COLLECTED DATA.
|---|

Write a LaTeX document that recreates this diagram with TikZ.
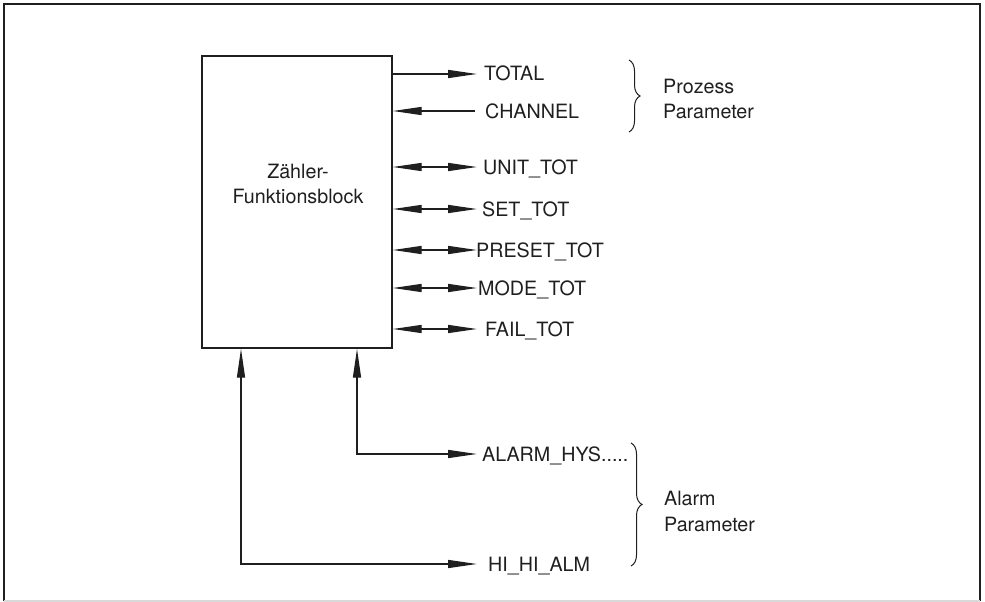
\documentclass[tikz,border=0pt]{standalone}
\usepackage{fontspec}
\setmainfont{TeX Gyre Heros}
\usetikzlibrary{arrows.meta,decorations.pathreplacing}
\begin{document}
\begin{tikzpicture}[x=1pt,y=-1pt,
  ink/.style={draw=black!88, line width=1.4pt},
  >={Triangle[length=29pt,width=8pt]},
  txt/.style={inner sep=0pt, text=black!88, font=\fontsize{19.7}{25}\selectfont},
  lbl/.style={txt, anchor=base west},
  brc/.style={draw=black!88, line width=1pt, decorate,
              decoration={brace, amplitude=11pt}}]
\useasboundingbox (0,0) rectangle (985,602);

% outer frame
\draw[ink, line width=1.5pt] (4,601) -- (4,4) -- (980,4) -- (980,601);
\draw[gray!30, line width=1.5pt] (4,601) -- (980,601);

% function block
\node (blk) [ink, minimum width=190pt, minimum height=292pt, inner sep=0pt] at (297,202) {};
\node (bt1) [txt, anchor=base] at (298,178) {Zähler-};
\node (bt2) [txt, anchor=base] at (298,203) {Funktionsblock};

% arrow ends on the right side
\coordinate (eTOTAL)  at (477,74);
\coordinate (eCHAN)   at (475,111);
\coordinate (eUNIT)   at (477,167);
\coordinate (eSET)    at (477,209);
\coordinate (ePRESET) at (477,250);
\coordinate (eMODE)   at (477,288);
\coordinate (eFAIL)   at (477,329);
\coordinate (vHYS)    at (357,454);
\coordinate (eHYS)    at (477,454);
\coordinate (vHI)     at (241,564);
\coordinate (eHI)     at (477,564);

% parameter labels
\node (lTOTAL)  [lbl] at (484,81)  {TOTAL};
\node (lCHAN)   [lbl] at (485,118) {CHANNEL};
\node (lUNIT)   [lbl] at (483,174) {UNIT\_TOT};
\node (lSET)    [lbl] at (482,216) {SET\_TOT};
\node (lPRESET) [lbl] at (476,257) {PRESET\_TOT};
\node (lMODE)   [lbl] at (478,295) {MODE\_TOT};
\node (lFAIL)   [lbl] at (485,336) {FAIL\_TOT};
\node (lHYS)    [lbl] at (482,461) {ALARM\_HYS.....};
\node (lHI)     [lbl] at (488,571) {HI\_HI\_ALM};

% connectors
\draw[ink,->]  (blk.east |- eTOTAL)  -- (eTOTAL);
\draw[ink,<-]  (blk.east |- eCHAN)   -- (eCHAN);
\draw[ink,<->] (blk.east |- eUNIT)   -- (eUNIT);
\draw[ink,<->] (blk.east |- eSET)    -- (eSET);
\draw[ink,<->] (blk.east |- ePRESET) -- (ePRESET);
\draw[ink,<->] (blk.east |- eMODE)   -- (eMODE);
\draw[ink,<->] (blk.east |- eFAIL)   -- (eFAIL);
\draw[ink,<->] (blk.south -| vHYS) -- (vHYS) -- (eHYS);
\draw[ink,<->] (blk.south -| vHI)  -- (vHI)  -- (eHI);

% group braces and captions
\draw[brc] (629,60) -- (629,132);
\node (gP1) [lbl] at (663,93)  {Prozess};
\node (gP2) [lbl] at (663,118) {Parameter};
\draw[brc] (631,443) -- (631,566);
\node (gA1) [lbl] at (664,505) {Alarm};
\node (gA2) [lbl] at (664,531) {Parameter};
\end{tikzpicture}
\end{document}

|---|

WRITTEN REQUEST. From the first line above down to the line with "(bt2) [txt, anchor=base]", reproduce every line and no others, omitting pictures.

EXERCISE ANSWER.
Write a LaTeX document that recreates this diagram with TikZ.
\documentclass[tikz,border=0pt]{standalone}
\usepackage{fontspec}
\setmainfont{TeX Gyre Heros}
\usetikzlibrary{arrows.meta,decorations.pathreplacing}
\begin{document}
\begin{tikzpicture}[x=1pt,y=-1pt,
  ink/.style={draw=black!88, line width=1.4pt},
  >={Triangle[length=29pt,width=8pt]},
  txt/.style={inner sep=0pt, text=black!88, font=\fontsize{19.7}{25}\selectfont},
  lbl/.style={txt, anchor=base west},
  brc/.style={draw=black!88, line width=1pt, decorate,
              decoration={brace, amplitude=11pt}}]
\useasboundingbox (0,0) rectangle (985,602);

% outer frame
\draw[ink, line width=1.5pt] (4,601) -- (4,4) -- (980,4) -- (980,601);
\draw[gray!30, line width=1.5pt] (4,601) -- (980,601);

% function block
\node (blk) [ink, minimum width=190pt, minimum height=292pt, inner sep=0pt] at (297,202) {};
\node (bt1) [txt, anchor=base] at (298,178) {Zähler-};
\node (bt2) [txt, anchor=base] at (298,203) {Funktionsblock};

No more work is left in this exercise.